I feel sick, I have a temprature of 101.0 I slept more than six houres during the day today, my head hurts, my throughts soure, I almost threw up twice, and I have chils in the summer. This is just great. I go to blue lake in less than a week and I'm sick. I'm cought up in a love triangle. Actullaly more than one. Jojo likes me, Neko likes me, and Tori loves me. I love them all but I love Tori more then either Neko or Jojo, but Tori is at least a hundred miles away and I'm forbiden from talking to him, and he's kinda annoying me at the moment. He keeps saying the same thing "I love you, I miss you, it's not fair that we have to be appart, my life sucks with out you. I'm having emo thoughts with out you." at first it made me feel a littel better to know he's thinking of me, but now he just needs to get it together. He's not going to get anything going for him if he just sits around moping at he fact that we aren't together. He's doing exaticly what an inmature teenager would do, no matter how many times he says he and adult it's his actions speak for him. I can see what people were saying now. I love him and I'm trying to help him mature and see what I'm talking about but it's not getting through his thick skull. I love him but it's because we didn't think every thing through and yeah we were inmature with what we did and we have to face what comes from that. He says that he is but he's only facing some of it. Oi I'm running myself in cercles(sp?).

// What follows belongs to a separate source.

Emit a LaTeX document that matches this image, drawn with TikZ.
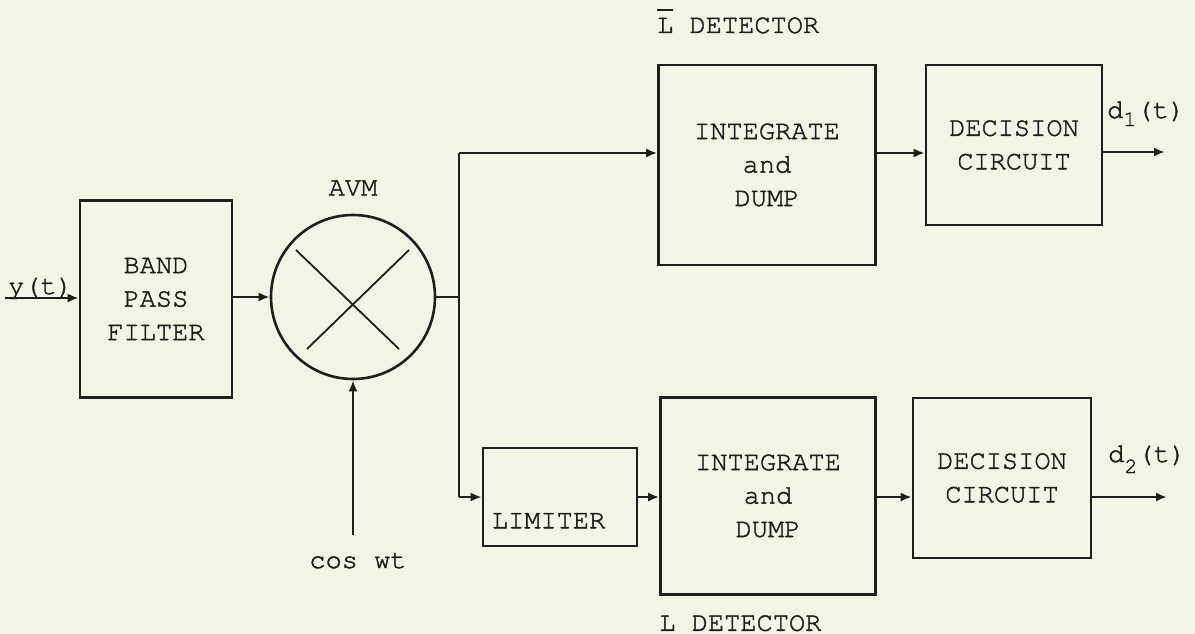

I don't feel good and I'm making my head hurt more than it did I need some one to tell me what I should do.
I really am lost and every thing hurts right now. It hurts to think of Tori, it hurts to think of leaving him, of him leaving me, it hurts to think there are two other people who care about me the way he dose or at least close to it. It hurts to think that my life veary well might not get better. It always gets a little better before I lose more than I ever gained and I'm back to having nothing.
Ya know what really sucks? If I'm sick on the day I'm suppose to leave for blue lake I can't go. If I don't get one more shot I can't go so I have foure days to get better or I'm not going to blue lake.